John 8

CHAPTER 8

John 8:1-11 . THE WOMAN TAKEN IN ADULTERY.

1, 2. Jesus went unto the Mount of Olives--This should have formed the last verse of the foregoing chapter. "The return of the people to the inert quiet and security of their dwellings ( John 7:53 ), at the close of the feast, is designedly contrasted with our Lord's homeless way, so to speak, of spending the short night, who is early in the morning on the scene again. One cannot well see why what is recorded in Luke 21:37 Luke 21:38 may not even thus early have taken place; it might have been the Lord's ordinary custom from the beginning to leave the brilliant misery of the city every night, that so He might compose His sorrowful and interceding heart, and collect His energies for new labors of love; preferring for His resting-place Bethany, and the Mount of Olives, the scene thus consecrated by many preparatory prayers for His final humiliation and exaltation" [STIER].
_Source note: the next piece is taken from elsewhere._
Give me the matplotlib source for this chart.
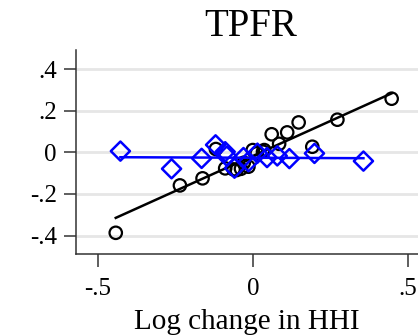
import numpy as np
import matplotlib
matplotlib.use("Agg")
import matplotlib.pyplot as plt

plt.rcParams["font.family"] = ["Liberation Serif", "DejaVu Serif"]

# binned scatter: black circles (series 1) and blue diamonds (series 2)
circ_x = [-0.443, -0.236, -0.163, -0.120, -0.090, -0.063, -0.053, -0.039, -0.030,
          -0.015, -0.001, 0.012, 0.032, 0.036, 0.060, 0.084, 0.110, 0.147, 0.191,
          0.272, 0.447]
circ_y = [-0.387, -0.159, -0.125, 0.016, -0.077, -0.082, -0.085, -0.079, -0.050,
          -0.069, 0.011, -0.005, 0.003, 0.011, 0.087, 0.041, 0.096, 0.144, 0.027,
          0.157, 0.258]
diam_x = [-0.428, -0.263, -0.166, -0.121, -0.090, -0.085, -0.060, -0.031, -0.015,
          0.014, 0.045, 0.078, 0.117, 0.198, 0.356]
diam_y = [0.006, -0.079, -0.029, 0.036, 0.003, -0.018, -0.076, -0.025, -0.045,
          -0.004, -0.025, -0.017, -0.030, -0.005, -0.042]

# linear fits (intercept, slope)
fit_black = (-0.017, 0.673)
fit_blue = (-0.026, -0.006)

xticks = [-0.5, 0, 0.5]
xtick_labels = ["-.5", "0", ".5"]
yticks = [-0.4, -0.2, 0, 0.2, 0.4]
ytick_labels = ["-.4", "-.2", "0", ".2", ".4"]

fig = plt.figure(figsize=(4.18, 3.36), dpi=100)
ax = fig.add_axes([0.182, 0.244, 0.818, 0.607])

ax.set_xlim(-0.571, 0.532)
ax.set_ylim(-0.489, 0.492)
ax.set_yticks(yticks)
ax.set_yticklabels(ytick_labels)
ax.set_xticks(xticks)
ax.set_xticklabels(xtick_labels)
ax.yaxis.grid(True, color="#e6e6e6", linewidth=2)
ax.set_axisbelow(True)

for s in ["top", "right"]:
    ax.spines[s].set_visible(False)
for s in ["left", "bottom"]:
    ax.spines[s].set_color("#333333")
    ax.spines[s].set_linewidth(1.1)
ax.tick_params(direction="out", length=9, width=1.1, color="#333333",
               labelsize=18)
ax.tick_params(axis="x", pad=8)
ax.tick_params(axis="y", pad=5)

ax.scatter(circ_x, circ_y, s=80, marker="o", facecolors="none",
           edgecolors="black", linewidths=1.6, zorder=3)
xb = np.array([min(circ_x), max(circ_x)])
ax.plot(xb, fit_black[0] + fit_black[1] * xb, color="black", lw=1.8, zorder=4)

ax.scatter(diam_x, diam_y, s=95, marker="D", facecolors="none",
           edgecolors="#0000ff", linewidths=1.8, zorder=5)
xd = np.array([min(diam_x), max(diam_x)])
ax.plot(xd, fit_blue[0] + fit_blue[1] * xd, color="#0000ff", lw=1.8, zorder=6)

ax.set_xlabel("Log change in HHI", fontsize=21, labelpad=7)
fig.text(0.599, 0.893, "TPFR", fontsize=28, ha="center", va="baseline")

fig.savefig("out.png", dpi=100)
3-6. scribes and Pharisees--foiled in their yesterday's attempt, and hoping to succeed better in this.

4, 5. woman . . . in adultery . . . Moses . . . commanded . . . should be stoned--simply put to death ( Deuteronomy 22:22 ), but in aggravated cases, at least in later times, this was probably by stoning ( Ezekiel 16:40 ).
but what sayest thou--hoping, whatever He might answer, to put Him in the wrong:--if He said, Stone her, that would seem a stepping out of His province; if He forbade it, that would hold Him up as a relaxer of the public morals. But these cunning hypocrites were overmatched.

6. stooped down--It will be observed He was sitting when they came to Him.
with his finger wrote on the ground--The words of our translators in italics ("as though He heard them not") have hardly improved the sense, for it is scarcely probable He could wish that to be thought. Rather He wished to show them His aversion to enter on the subject. But as this did not suit them, they "continue asking Him," pressing for an answer. At last, raising Himself He said.

7. He that is without sin--not meaning sinless altogether; nor yet, guiltless of a literal breach of the Seventh Commandment; but probably, he whose conscience acquits him of any such sin.
cast a stone--"the stone," meaning the first one ( Deuteronomy 17:7 ).

8. again he stooped down and wrote--The design of this second stooping and writing on the ground was evidently to give her accusers an opportunity to slink away unobserved by Him, and so avoid an exposure to His eye which they could ill have stood. Accordingly it is added.

9. they . . . convicted . . . went out one by one . . . Jesus was left alone--that is, without one of her accusers remaining; for it is added.
the woman in the midst--that is, of the remaining audience. While the trap failed to catch Him for whom it was laid, it caught those who laid it. Stunned by the unexpected home thrust, they immediately made off--which makes the impudence of those impure hypocrites in dragging such a case before the public eye the more disgusting.